Everything in the data should be repeated exactly, save for the images.
** BEGIN Raw data **
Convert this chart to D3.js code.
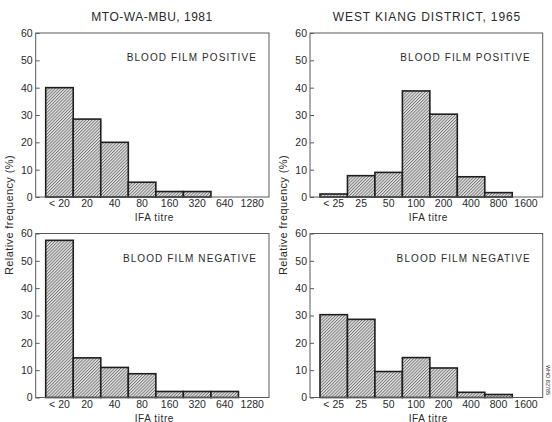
<!DOCTYPE html>
<html>
<head>
<meta charset="utf-8">
<script src="https://cdn.jsdelivr.net/npm/d3@7"></script>
<style>
  body { margin: 0; background: #fff; }
  text { font-family: "Liberation Sans", Arial, sans-serif; fill: #2a2a2a; }
</style>
</head>
<body>
<div id="chart"></div>
<script>
// categories (IFA titre bins)
const mtoCats = ["< 20", "20", "40", "80", "160", "320", "640", "1280"];
const kiangCats = ["< 25", "25", "50", "100", "200", "400", "800", "1600"];

// relative frequency (%)
const mtoPositive = [40, 28.5, 20, 5.4, 2, 2, 0, 0];
const mtoNegative = [57.5, 14.5, 11, 8.7, 2.2, 2.2, 2.2, 0];
const kiangPositive = [1.1, 7.8, 9, 38.8, 30.3, 7.4, 1.6, 0];
const kiangNegative = [30.3, 28.6, 9.5, 14.6, 10.8, 1.9, 1.1, 0];

const yTicks = [0, 10, 20, 30, 40, 50, 60];

const W = 552, H = 422;

const svg = d3.select("#chart")
  .append("svg")
    .attr("width", W)
    .attr("height", H);

// hatch pattern for the bars
const pat = svg.append("defs").append("pattern")
    .attr("id", "hatch")
    .attr("patternUnits", "userSpaceOnUse")
    .attr("width", 2.2)
    .attr("height", 2.2)
    .attr("patternTransform", "rotate(45)");
pat.append("rect")
    .attr("width", 2.2).attr("height", 2.2)
    .attr("fill", "#e8e8e8");
pat.append("line")
    .attr("x1", 0.5).attr("y1", 0)
    .attr("x2", 0.5).attr("y2", 2.2)
    .attr("stroke", "#606060")
    .attr("stroke-width", 0.8);

function drawPanel(cats, values, box, label) {
  const g = svg.append("g");

  const x = d3.scaleBand()
    .domain(cats)
    .range([box.left + 10, box.right - 3])
    .paddingInner(0);

  const y = d3.scaleLinear()
    .domain([0, 60])
    .range([box.bottom, box.top]);

  // bars
  g.selectAll("rect.bar")
    .data(cats.map((c, i) => ({ c: c, v: values[i] })).filter(d => d.v > 0))
    .join("rect")
      .attr("class", "bar")
      .attr("x", d => x(d.c))
      .attr("y", d => y(d.v))
      .attr("width", x.bandwidth())
      .attr("height", d => y(0) - y(d.v))
      .attr("fill", "url(#hatch)")
      .attr("stroke", "#1e1e1e")
      .attr("stroke-width", 1.6);

  // frame
  g.append("rect")
    .attr("x", box.left)
    .attr("y", box.top)
    .attr("width", box.right - box.left)
    .attr("height", box.bottom - box.top)
    .attr("fill", "none")
    .attr("stroke", "#5a5a5a")
    .attr("stroke-width", 1);

  // y axis, inward ticks
  const ya = g.append("g")
    .attr("transform", `translate(${box.left},0)`)
    .call(d3.axisLeft(y).tickValues(yTicks).tickSize(-4).tickPadding(3));
  ya.select(".domain").remove();
  ya.selectAll("line").attr("stroke", "#5a5a5a");
  ya.selectAll("text")
    .style("font-size", "10.5px")
    .attr("fill", "#2a2a2a");

  // x axis
  const xa = g.append("g")
    .attr("transform", `translate(0,${box.bottom})`)
    .call(d3.axisBottom(x).tickSize(0).tickPadding(3));
  xa.select(".domain").remove();
  xa.selectAll("text")
    .style("font-size", "10.5px")
    .attr("fill", "#2a2a2a");

  g.append("text")
    .attr("x", (box.left + box.right) / 2 + 2)
    .attr("y", box.bottom + 24)
    .style("text-anchor", "middle")
    .style("font-size", "10px")
    .style("letter-spacing", "0.6px")
    .text("IFA titre");

  g.append("text")
    .attr("x", box.right - 12)
    .attr("y", box.top + 28)
    .style("text-anchor", "end")
    .style("font-size", "10px")
    .style("letter-spacing", "1.1px")
    .text(label);

  return g;
}

const leftX = { left: 35.7, right: 269 };
const rightX = { left: 310, right: 542.7 };
const topY = { top: 33, bottom: 197 };
const botY = { top: 233.5, bottom: 397.5 };

drawPanel(mtoCats, mtoPositive, { ...leftX, ...topY }, "BLOOD FILM POSITIVE");
drawPanel(mtoCats, mtoNegative, { ...leftX, ...botY }, "BLOOD FILM NEGATIVE");
drawPanel(kiangCats, kiangPositive, { ...rightX, ...topY }, "BLOOD FILM POSITIVE");
drawPanel(kiangCats, kiangNegative, { ...rightX, ...botY }, "BLOOD FILM NEGATIVE");

// one y label per column, between the two panels
[leftX, rightX].forEach(c => {
  svg.append("text")
    .attr("transform", `translate(${c.left - 23},215) rotate(-90)`)
    .style("text-anchor", "middle")
    .style("font-size", "11px")
    .style("letter-spacing", "0.4px")
    .text("Relative frequency (%)");
});

// column titles
svg.append("text")
  .attr("x", 152)
  .attr("y", 21)
  .style("text-anchor", "middle")
  .style("font-size", "12px")
  .style("letter-spacing", "0.5px")
  .text("MTO-WA-MBU, 1981");

svg.append("text")
  .attr("x", 427)
  .attr("y", 21)
  .style("text-anchor", "middle")
  .style("font-size", "12px")
  .style("letter-spacing", "0.9px")
  .text("WEST KIANG DISTRICT, 1965");

svg.append("text")
  .attr("transform", "translate(546,380) rotate(90)")
  .style("text-anchor", "middle")
  .style("font-size", "5.5px")
  .attr("fill", "#555")
  .text("WHO 82785");
</script>
</body>
</html>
** END Raw data **
§ Answer to the exercise:
Convert this chart to D3.js code.
<!DOCTYPE html>
<html>
<head>
<meta charset="utf-8">
<script src="https://cdn.jsdelivr.net/npm/d3@7"></script>
<style>
  body { margin: 0; background: #fff; }
  text { font-family: "Liberation Sans", Arial, sans-serif; fill: #2a2a2a; }
</style>
</head>
<body>
<div id="chart"></div>
<script>
// categories (IFA titre bins)
const mtoCats = ["< 20", "20", "40", "80", "160", "320", "640", "1280"];
const kiangCats = ["< 25", "25", "50", "100", "200", "400", "800", "1600"];

// relative frequency (%)
const mtoPositive = [40, 28.5, 20, 5.4, 2, 2, 0, 0];
const mtoNegative = [57.5, 14.5, 11, 8.7, 2.2, 2.2, 2.2, 0];
const kiangPositive = [1.1, 7.8, 9, 38.8, 30.3, 7.4, 1.6, 0];
const kiangNegative = [30.3, 28.6, 9.5, 14.6, 10.8, 1.9, 1.1, 0];

const yTicks = [0, 10, 20, 30, 40, 50, 60];

const W = 552, H = 422;

const svg = d3.select("#chart")
  .append("svg")
    .attr("width", W)
    .attr("height", H);

// hatch pattern for the bars
const pat = svg.append("defs").append("pattern")
    .attr("id", "hatch")
    .attr("patternUnits", "userSpaceOnUse")
    .attr("width", 2.2)
    .attr("height", 2.2)
    .attr("patternTransform", "rotate(45)");
pat.append("rect")
    .attr("width", 2.2).attr("height", 2.2)
    .attr("fill", "#e8e8e8");
pat.append("line")
    .attr("x1", 0.5).attr("y1", 0)
    .attr("x2", 0.5).attr("y2", 2.2)
    .attr("stroke", "#606060")
    .attr("stroke-width", 0.8);

function drawPanel(cats, values, box, label) {
  const g = svg.append("g");

  const x = d3.scaleBand()
    .domain(cats)
    .range([box.left + 10, box.right - 3])
    .paddingInner(0);

  const y = d3.scaleLinear()
    .domain([0, 60])
    .range([box.bottom, box.top]);

  // bars
  g.selectAll("rect.bar")
    .data(cats.map((c, i) => ({ c: c, v: values[i] })).filter(d => d.v > 0))
    .join("rect")
      .attr("class", "bar")
      .attr("x", d => x(d.c))
      .attr("y", d => y(d.v))
      .attr("width", x.bandwidth())
      .attr("height", d => y(0) - y(d.v))
      .attr("fill", "url(#hatch)")
      .attr("stroke", "#1e1e1e")
      .attr("stroke-width", 1.6);

  // frame
  g.append("rect")
    .attr("x", box.left)
    .attr("y", box.top)
    .attr("width", box.right - box.left)
    .attr("height", box.bottom - box.top)
    .attr("fill", "none")
    .attr("stroke", "#5a5a5a")
    .attr("stroke-width", 1);

  // y axis, inward ticks
  const ya = g.append("g")
    .attr("transform", `translate(${box.left},0)`)
    .call(d3.axisLeft(y).tickValues(yTicks).tickSize(-4).tickPadding(3));
  ya.select(".domain").remove();
  ya.selectAll("line").attr("stroke", "#5a5a5a");
  ya.selectAll("text")
    .style("font-size", "10.5px")
    .attr("fill", "#2a2a2a");

  // x axis
  const xa = g.append("g")
    .attr("transform", `translate(0,${box.bottom})`)
    .call(d3.axisBottom(x).tickSize(0).tickPadding(3));
  xa.select(".domain").remove();
  xa.selectAll("text")
    .style("font-size", "10.5px")
    .attr("fill", "#2a2a2a");

  g.append("text")
    .attr("x", (box.left + box.right) / 2 + 2)
    .attr("y", box.bottom + 24)
    .style("text-anchor", "middle")
    .style("font-size", "10px")
    .style("letter-spacing", "0.6px")
    .text("IFA titre");

  g.append("text")
    .attr("x", box.right - 12)
    .attr("y", box.top + 28)
    .style("text-anchor", "end")
    .style("font-size", "10px")
    .style("letter-spacing", "1.1px")
    .text(label);

  return g;
}

const leftX = { left: 35.7, right: 269 };
const rightX = { left: 310, right: 542.7 };
const topY = { top: 33, bottom: 197 };
const botY = { top: 233.5, bottom: 397.5 };

drawPanel(mtoCats, mtoPositive, { ...leftX, ...topY }, "BLOOD FILM POSITIVE");
drawPanel(mtoCats, mtoNegative, { ...leftX, ...botY }, "BLOOD FILM NEGATIVE");
drawPanel(kiangCats, kiangPositive, { ...rightX, ...topY }, "BLOOD FILM POSITIVE");
drawPanel(kiangCats, kiangNegative, { ...rightX, ...botY }, "BLOOD FILM NEGATIVE");

// one y label per column, between the two panels
[leftX, rightX].forEach(c => {
  svg.append("text")
    .attr("transform", `translate(${c.left - 23},215) rotate(-90)`)
    .style("text-anchor", "middle")
    .style("font-size", "11px")
    .style("letter-spacing", "0.4px")
    .text("Relative frequency (%)");
});

// column titles
svg.append("text")
  .attr("x", 152)
  .attr("y", 21)
  .style("text-anchor", "middle")
  .style("font-size", "12px")
  .style("letter-spacing", "0.5px")
  .text("MTO-WA-MBU, 1981");

svg.append("text")
  .attr("x", 427)
  .attr("y", 21)
  .style("text-anchor", "middle")
  .style("font-size", "12px")
  .style("letter-spacing", "0.9px")
  .text("WEST KIANG DISTRICT, 1965");

svg.append("text")
  .attr("transform", "translate(546,380) rotate(90)")
  .style("text-anchor", "middle")
  .style("font-size", "5.5px")
  .attr("fill", "#555")
  .text("WHO 82785");
</script>
</body>
</html>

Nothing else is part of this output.